You are most welcome. I don't have a huge amount of experience in BDSM but I do have some with pulling a husband into it when he claims he doesn't want to go there.

I'm sorry the three sessions had nothing in them to please you. It makes me wonder if he isn't trying to kill your hunger for this sort of play by making you do what he knows you do NOT like. I can see a guy doing that. Give her enough of her own medicine and she'll quit wanting it but in my case he would just possibly drive me to someone who would do the things I had a deep need for. I've been tempted to do so a along. It's only my love and trust with him that keeps me from doing that. If I thought he were playing those sorts of games with me, it would piss me off, possibly bad enough to be selfish enough to go for what I deeply feel driven to.

Good luck to you!

I'll be thinking about you.

*HUGS*
Thanks! It wasn't the best session we'd ever had, it was nice, but I had enjoyed what he was doing. I don't think anger like that should be channelled - I'd rather not play with somebody who has so little regard for me.

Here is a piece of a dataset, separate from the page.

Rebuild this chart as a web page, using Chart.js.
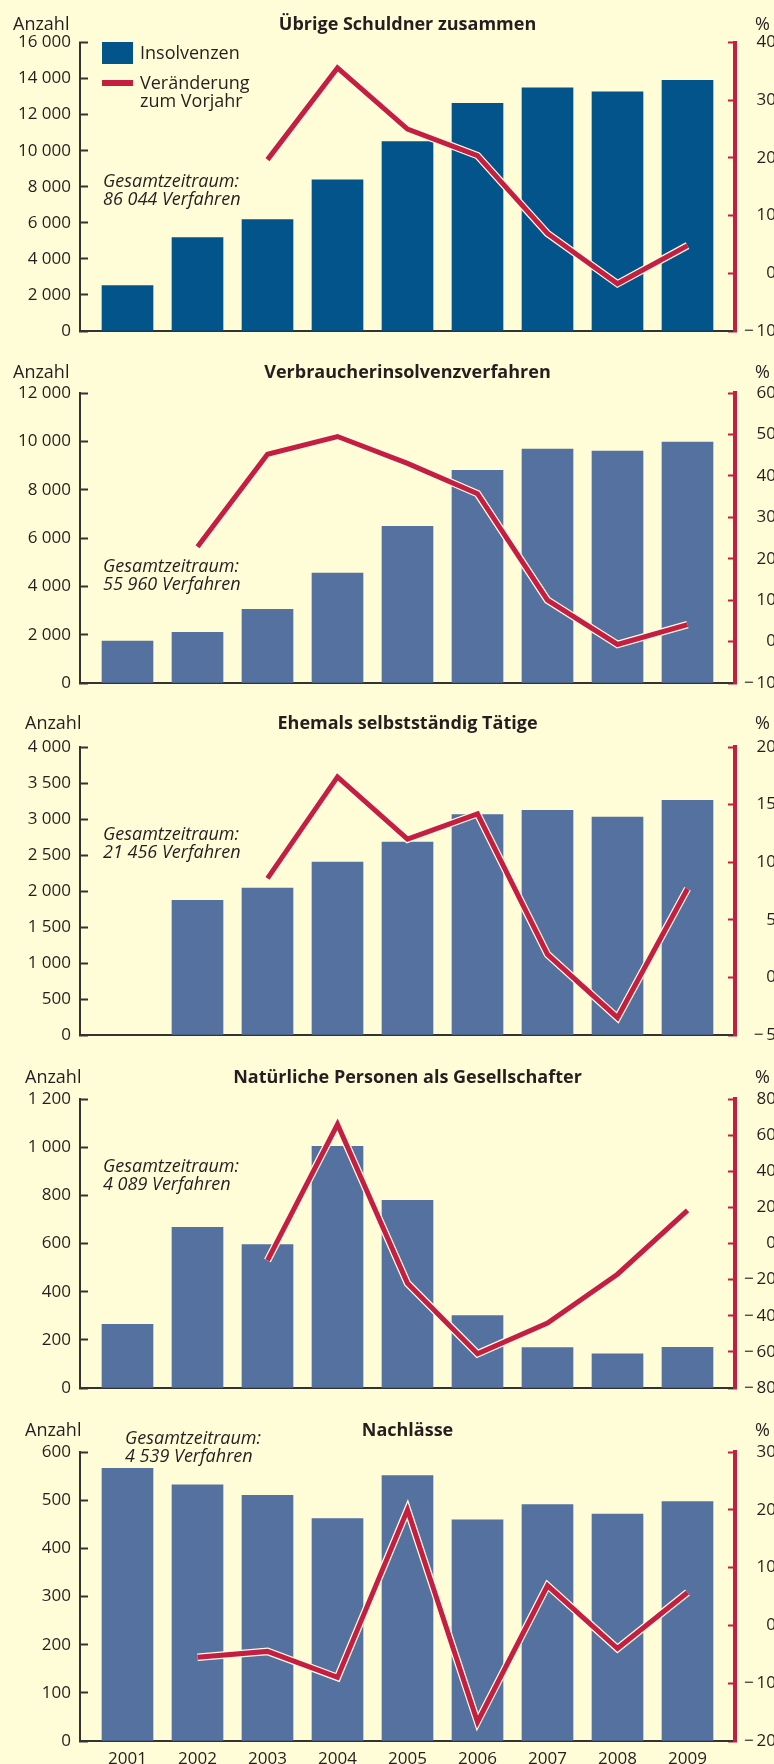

I don't think he was trying to kill my hunger - I think that he just didn't consider my needs at all.

Just saw this thread. Tourguide is correct. What he did breaks all the rules for a dom. Severly.

This is no little thing. To hit your submissive in anger is so basicly wrong that it almost defies description. You do not ever punish when you are angry or scene with a motive like revenge. This goes beyond all common sense.
He has shown that he is not to be trusted. This is not a game when it gets like that.
This is my thinking too. I felt really betrayed by his behaviour. I do try to do anything that he wants, and as far as I was aware I had done nothing wrong, so it came as a bit of a shock.
Agreed about a dom never using revenge as a motivator in a scene.

However, what about a non-dom trying to get into it? I can see where it might help him to get to that point. Nothing I'd trust for scening into the future and nothing I'd want to be on the receiving ends of. But I can see it being used as a means to an ends for a non-sadist to give a masochist what they want pain-wise.

The one thing that does really concern me is that your husband was even looking for revenge in the first place, but never discussed with you any issue he had to begin with.
Agreed. How do I know when he is going to be angry with me and therefore not safe to scene with if he doesn't tell me?